If you’ve been investing in the Sukanya Samriddhi Yojana (SSY) for your daughter, one question is bound to come up at some point — can you access the money before the account completes 21 years?
The answer is yes, but with clear conditions. The scheme is designed as a long-term savings tool, yet it gives you controlled flexibility when your child needs funds the most — especially for education or life events like marriage. Knowing exactly how and when you can withdraw money can help you plan better and avoid last-minute confusion.
When are you allowed to withdraw money?
You can’t withdraw money from SSY anytime you wish. The scheme allows partial withdrawal only at a specific stage of your daughter’s life.
You become eligible to withdraw up to 50% of the account balance once your daughter turns 18 or passes Class 10th — whichever happens earlier. The idea is simple: the government wants these savings to support higher education, not short-term needs.
The amount you can withdraw is calculated based on the balance available at the end of the previous financial year, according to the SSY withdrawal guidelines posted by the Ministry of Finance.
So, if you’re planning for college expenses, this provision ensures you have access to a significant portion of the funds right when you need them.
Step-by-step: How you can withdraw money from SSY
The withdrawal process is not complicated, but it does require proper documentation. Here’s how you can go about it:
Step 1: Check eligibility
Before anything else, make sure your daughter meets the criteria — she should be at least 18 years old or have cleared Class 10. Without this, withdrawal is not permitted.
Step 2: Calculate how much you can withdraw
You can withdraw up to 50% of the balance from the previous financial year. However, the final amount should match the actual educational expense you need to cover.
Step 3: Gather supporting documents
This is a crucial step. You’ll need proof that the money is required for education. Typically, this includes:
-Admission confirmation letter
-Fee structure or fee slip from the institution
-These documents ensure that the withdrawal is being used for its intended purpose.
Step 4: Submit a formal application
Visit the bank or post office where the SSY account is held. Fill out the withdrawal form and attach the required documents. This is a straightforward process, but accuracy in details is important to avoid delays.
Step 5: Choose how you want the money
You don’t have to withdraw the entire amount in one go. You can take it as a lump sum or opt for instalments.
Step 6: Plan withdrawals wisely
Keep in mind that only one withdrawal is allowed per year, and this facility can be used for up to five years. So, if your child’s education expenses are spread out, you can plan withdrawals accordingly.
Important conditions you should not ignore
While the process seems flexible, there are a few rules you need to keep in mind.
First, the withdrawn amount cannot exceed the actual fees and expenses mentioned in your documents. This ensures that the funds are strictly used for education.
Second, even though you can withdraw in parts, the total withdrawal across years must stay within the permitted limit.
And finally, this is not a free-withdrawal account. If your daughter has not reached the eligible age or education level, you won’t be able to access the funds.

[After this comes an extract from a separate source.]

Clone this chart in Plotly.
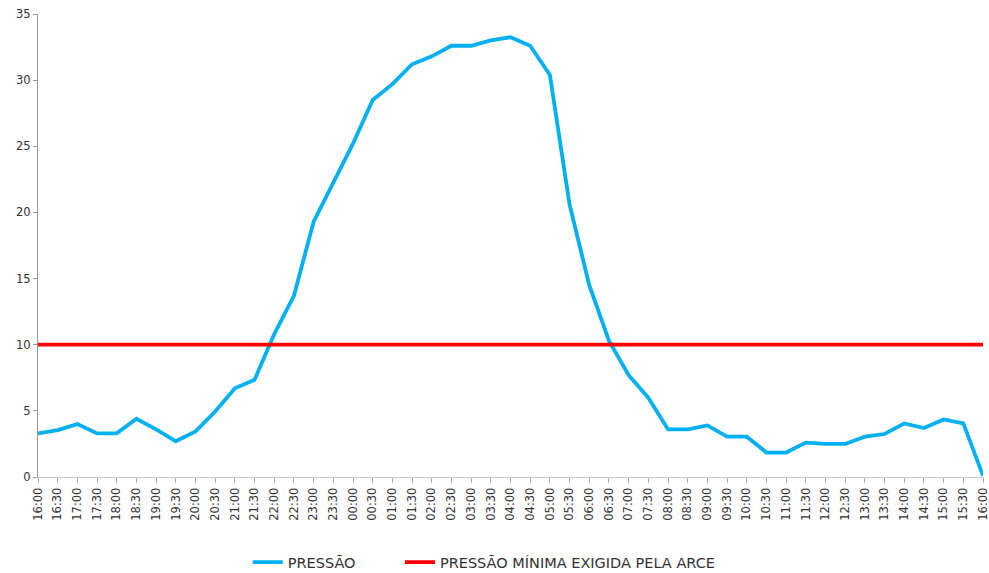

What if you need to close the account early?
There may be situations where you want to close the account before 21 years. While this is allowed, it comes with strict conditions.
If your daughter is getting married after turning 18, you can close the account. You’ll need to submit an application along with proof of age and a declaration. The closure can be done within one month before or three months after the marriage.
In unfortunate circumstances like the death of the account holder, the account can be closed immediately, and the balance along with interest is paid to the guardian.
However, one rule is non-negotiable — you cannot close the account within the first five years of opening it. This restriction ensures that the scheme remains focused on long-term savings.
Why this flexibility matters for you
As a parent, you’re not just saving money — you’re planning milestones. The SSY understands this, which is why it allows partial access to funds when your daughter is ready to take the next step in her education.
At the same time, the structured withdrawal rules ensure that the savings are not misused or exhausted too early. You get the best of both worlds — discipline and flexibility.
In simple terms, if you plan it right, SSY doesn’t just help you build a corpus over time, it also supports you exactly when you need it.
Disclaimer:
This article is for informational purposes only and is based on current rules of the Sukanya Samriddhi Yojana. Readers are advised to check official government notifications or consult their bank/post office before making any financial decisions. Rules, interest rates, and conditions may change from time to time.